_Task description_
Copy out each line that has "diagram" in it.

_Given entries_
______
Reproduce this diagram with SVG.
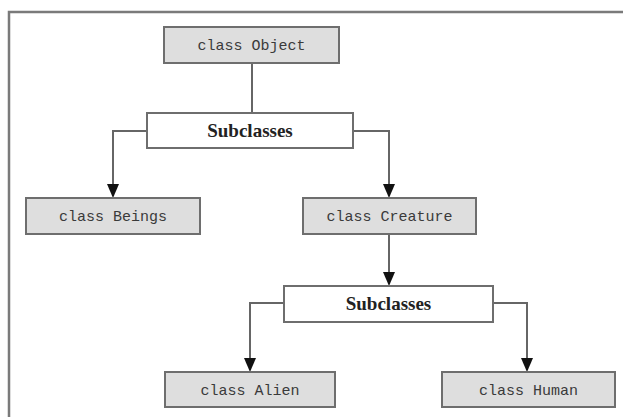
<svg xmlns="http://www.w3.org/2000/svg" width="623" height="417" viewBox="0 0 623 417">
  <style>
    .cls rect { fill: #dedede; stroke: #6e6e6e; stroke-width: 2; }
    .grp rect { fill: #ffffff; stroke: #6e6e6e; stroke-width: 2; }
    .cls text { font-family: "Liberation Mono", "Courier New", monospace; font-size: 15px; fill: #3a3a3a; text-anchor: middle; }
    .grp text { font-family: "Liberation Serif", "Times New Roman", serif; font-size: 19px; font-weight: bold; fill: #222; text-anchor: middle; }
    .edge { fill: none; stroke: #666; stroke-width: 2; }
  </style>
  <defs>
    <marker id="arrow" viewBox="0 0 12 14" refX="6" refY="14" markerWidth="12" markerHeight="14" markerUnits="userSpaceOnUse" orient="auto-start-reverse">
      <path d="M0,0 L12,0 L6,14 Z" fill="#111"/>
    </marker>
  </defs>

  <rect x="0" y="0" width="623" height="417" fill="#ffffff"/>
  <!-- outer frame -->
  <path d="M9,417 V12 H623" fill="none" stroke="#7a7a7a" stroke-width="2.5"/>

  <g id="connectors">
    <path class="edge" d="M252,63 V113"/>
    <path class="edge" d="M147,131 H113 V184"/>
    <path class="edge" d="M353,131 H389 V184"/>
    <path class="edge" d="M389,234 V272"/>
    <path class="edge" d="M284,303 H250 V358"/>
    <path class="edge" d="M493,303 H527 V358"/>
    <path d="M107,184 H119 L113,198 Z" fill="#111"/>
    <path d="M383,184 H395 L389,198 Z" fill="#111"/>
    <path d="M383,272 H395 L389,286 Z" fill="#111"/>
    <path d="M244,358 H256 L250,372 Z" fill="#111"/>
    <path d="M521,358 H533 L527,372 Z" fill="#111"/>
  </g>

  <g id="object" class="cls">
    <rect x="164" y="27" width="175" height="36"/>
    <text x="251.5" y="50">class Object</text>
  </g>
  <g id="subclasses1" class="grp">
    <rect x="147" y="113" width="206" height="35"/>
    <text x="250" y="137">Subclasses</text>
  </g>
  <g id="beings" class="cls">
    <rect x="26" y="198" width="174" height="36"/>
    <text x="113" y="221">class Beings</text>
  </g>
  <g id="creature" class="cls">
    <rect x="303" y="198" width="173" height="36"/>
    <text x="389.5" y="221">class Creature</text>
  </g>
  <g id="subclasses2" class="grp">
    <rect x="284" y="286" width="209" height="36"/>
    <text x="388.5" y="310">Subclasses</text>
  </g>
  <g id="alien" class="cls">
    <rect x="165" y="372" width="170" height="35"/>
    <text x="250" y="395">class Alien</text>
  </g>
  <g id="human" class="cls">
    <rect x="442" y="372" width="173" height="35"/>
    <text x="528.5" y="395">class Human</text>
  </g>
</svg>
______
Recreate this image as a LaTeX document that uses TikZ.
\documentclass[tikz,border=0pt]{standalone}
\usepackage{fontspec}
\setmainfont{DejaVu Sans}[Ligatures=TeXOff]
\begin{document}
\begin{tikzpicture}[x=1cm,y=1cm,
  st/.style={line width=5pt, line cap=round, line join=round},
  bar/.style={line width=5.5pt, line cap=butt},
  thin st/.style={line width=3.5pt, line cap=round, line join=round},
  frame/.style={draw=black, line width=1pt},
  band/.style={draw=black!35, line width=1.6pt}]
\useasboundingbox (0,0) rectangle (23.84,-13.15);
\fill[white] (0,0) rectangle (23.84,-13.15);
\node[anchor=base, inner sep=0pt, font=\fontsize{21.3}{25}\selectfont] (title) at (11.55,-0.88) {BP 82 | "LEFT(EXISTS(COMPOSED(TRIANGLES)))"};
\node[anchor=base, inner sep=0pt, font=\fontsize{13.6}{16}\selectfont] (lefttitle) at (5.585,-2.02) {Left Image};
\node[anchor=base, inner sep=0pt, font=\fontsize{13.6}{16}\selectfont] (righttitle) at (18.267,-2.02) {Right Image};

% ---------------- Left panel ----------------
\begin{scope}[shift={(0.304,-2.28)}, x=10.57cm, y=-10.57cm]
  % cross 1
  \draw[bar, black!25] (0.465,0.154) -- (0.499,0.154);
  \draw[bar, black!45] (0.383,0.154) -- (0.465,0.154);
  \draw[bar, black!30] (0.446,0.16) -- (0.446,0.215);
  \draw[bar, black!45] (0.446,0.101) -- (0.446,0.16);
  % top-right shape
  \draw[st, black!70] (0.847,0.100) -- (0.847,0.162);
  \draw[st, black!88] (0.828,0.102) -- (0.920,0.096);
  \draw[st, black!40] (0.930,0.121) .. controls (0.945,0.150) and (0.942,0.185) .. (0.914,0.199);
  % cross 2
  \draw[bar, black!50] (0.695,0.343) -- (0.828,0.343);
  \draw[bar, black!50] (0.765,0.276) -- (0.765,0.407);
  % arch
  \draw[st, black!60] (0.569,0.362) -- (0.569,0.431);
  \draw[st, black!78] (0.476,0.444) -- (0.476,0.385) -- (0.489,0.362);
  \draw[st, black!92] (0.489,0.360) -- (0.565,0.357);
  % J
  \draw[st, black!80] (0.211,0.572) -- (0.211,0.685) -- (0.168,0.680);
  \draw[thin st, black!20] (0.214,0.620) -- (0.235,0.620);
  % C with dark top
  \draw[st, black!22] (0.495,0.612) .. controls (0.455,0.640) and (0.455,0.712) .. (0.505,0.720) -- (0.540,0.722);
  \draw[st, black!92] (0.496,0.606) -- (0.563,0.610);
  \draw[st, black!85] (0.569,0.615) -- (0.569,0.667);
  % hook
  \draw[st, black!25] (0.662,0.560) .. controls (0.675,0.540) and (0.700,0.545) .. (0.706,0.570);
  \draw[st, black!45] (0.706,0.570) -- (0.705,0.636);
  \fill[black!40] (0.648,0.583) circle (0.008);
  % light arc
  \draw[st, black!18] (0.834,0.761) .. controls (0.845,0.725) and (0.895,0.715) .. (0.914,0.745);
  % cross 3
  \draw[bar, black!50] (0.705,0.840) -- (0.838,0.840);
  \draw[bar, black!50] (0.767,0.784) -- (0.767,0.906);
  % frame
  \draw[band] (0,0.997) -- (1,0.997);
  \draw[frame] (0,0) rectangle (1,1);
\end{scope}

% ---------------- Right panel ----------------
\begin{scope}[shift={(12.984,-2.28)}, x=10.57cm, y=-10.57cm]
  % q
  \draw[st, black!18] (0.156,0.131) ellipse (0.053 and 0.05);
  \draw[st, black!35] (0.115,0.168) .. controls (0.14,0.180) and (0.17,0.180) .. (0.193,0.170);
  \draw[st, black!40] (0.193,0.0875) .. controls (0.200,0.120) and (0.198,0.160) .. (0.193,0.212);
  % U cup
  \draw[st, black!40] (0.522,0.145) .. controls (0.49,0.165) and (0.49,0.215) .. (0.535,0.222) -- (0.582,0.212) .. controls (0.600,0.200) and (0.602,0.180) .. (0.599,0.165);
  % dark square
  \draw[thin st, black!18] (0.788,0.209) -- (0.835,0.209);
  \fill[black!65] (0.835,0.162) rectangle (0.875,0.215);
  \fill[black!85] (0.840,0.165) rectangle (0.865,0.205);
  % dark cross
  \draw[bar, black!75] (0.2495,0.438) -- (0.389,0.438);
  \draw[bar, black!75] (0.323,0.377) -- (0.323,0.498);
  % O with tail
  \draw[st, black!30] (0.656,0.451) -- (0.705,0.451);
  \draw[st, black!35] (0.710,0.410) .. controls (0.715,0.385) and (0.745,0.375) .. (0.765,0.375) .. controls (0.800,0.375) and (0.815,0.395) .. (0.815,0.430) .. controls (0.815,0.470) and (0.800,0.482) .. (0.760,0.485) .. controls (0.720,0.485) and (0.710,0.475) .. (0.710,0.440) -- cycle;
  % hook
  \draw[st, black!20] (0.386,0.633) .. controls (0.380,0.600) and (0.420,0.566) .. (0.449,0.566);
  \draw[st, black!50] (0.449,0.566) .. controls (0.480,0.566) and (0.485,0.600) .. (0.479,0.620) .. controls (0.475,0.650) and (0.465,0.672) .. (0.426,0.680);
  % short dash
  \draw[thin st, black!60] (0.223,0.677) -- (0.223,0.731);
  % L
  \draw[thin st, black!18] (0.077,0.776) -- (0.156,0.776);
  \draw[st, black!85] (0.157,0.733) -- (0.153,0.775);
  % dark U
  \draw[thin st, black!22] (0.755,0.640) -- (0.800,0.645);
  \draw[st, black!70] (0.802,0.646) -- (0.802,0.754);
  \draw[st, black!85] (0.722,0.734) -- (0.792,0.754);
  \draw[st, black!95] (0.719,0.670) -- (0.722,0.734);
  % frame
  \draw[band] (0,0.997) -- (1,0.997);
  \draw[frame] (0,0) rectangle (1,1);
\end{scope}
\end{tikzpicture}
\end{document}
______
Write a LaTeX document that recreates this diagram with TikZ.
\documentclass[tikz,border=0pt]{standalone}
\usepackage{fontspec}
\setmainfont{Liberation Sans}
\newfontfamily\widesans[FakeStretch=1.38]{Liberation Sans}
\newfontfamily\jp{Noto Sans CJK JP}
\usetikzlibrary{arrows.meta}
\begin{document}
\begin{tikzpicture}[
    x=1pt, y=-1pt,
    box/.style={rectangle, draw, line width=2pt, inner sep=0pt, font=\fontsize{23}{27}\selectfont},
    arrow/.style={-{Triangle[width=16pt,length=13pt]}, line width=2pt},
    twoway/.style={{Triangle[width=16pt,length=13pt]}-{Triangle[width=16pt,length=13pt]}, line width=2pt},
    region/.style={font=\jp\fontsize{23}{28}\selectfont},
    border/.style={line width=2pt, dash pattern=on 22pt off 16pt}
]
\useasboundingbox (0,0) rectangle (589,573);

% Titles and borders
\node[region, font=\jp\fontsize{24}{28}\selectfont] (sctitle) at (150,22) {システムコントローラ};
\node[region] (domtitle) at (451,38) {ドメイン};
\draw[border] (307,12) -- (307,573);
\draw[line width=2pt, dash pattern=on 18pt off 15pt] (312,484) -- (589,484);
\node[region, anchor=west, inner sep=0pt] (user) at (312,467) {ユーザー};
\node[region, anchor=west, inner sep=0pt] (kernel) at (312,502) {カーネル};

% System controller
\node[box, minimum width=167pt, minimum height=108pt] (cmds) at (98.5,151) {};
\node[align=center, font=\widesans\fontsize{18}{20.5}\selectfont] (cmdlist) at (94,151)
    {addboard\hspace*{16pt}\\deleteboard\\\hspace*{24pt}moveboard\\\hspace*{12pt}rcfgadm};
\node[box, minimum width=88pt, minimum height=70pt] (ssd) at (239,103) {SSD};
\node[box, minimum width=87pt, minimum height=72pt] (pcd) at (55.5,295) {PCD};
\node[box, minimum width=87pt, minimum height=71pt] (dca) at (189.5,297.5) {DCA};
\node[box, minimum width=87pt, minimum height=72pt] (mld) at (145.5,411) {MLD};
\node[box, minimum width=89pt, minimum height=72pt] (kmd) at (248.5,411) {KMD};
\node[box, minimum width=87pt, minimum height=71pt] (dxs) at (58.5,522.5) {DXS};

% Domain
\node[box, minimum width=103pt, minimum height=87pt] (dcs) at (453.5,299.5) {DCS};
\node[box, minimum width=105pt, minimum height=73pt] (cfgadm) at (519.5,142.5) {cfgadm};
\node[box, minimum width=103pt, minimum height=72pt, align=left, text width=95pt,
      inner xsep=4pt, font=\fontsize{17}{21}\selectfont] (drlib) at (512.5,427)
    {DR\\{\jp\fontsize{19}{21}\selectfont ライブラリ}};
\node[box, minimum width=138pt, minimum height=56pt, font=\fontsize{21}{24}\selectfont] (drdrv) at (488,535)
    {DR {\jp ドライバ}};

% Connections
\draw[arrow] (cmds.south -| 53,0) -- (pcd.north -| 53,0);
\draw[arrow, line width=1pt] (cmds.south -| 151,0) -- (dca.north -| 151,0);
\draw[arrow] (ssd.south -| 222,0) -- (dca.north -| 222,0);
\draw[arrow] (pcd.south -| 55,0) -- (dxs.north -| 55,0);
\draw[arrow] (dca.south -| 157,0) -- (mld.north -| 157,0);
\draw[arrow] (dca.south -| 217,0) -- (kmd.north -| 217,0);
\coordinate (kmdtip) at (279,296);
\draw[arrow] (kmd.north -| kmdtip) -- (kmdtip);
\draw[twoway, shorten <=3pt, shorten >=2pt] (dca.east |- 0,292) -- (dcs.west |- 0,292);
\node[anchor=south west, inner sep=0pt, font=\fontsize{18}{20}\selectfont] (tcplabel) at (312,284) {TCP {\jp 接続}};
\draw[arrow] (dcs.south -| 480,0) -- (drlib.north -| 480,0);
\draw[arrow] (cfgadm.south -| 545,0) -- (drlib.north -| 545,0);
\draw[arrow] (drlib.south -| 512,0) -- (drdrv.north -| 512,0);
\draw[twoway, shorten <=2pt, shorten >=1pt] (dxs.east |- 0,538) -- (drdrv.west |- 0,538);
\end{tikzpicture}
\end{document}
______
_Solved problem_
Reproduce this diagram with SVG.
Write a LaTeX document that recreates this diagram with TikZ.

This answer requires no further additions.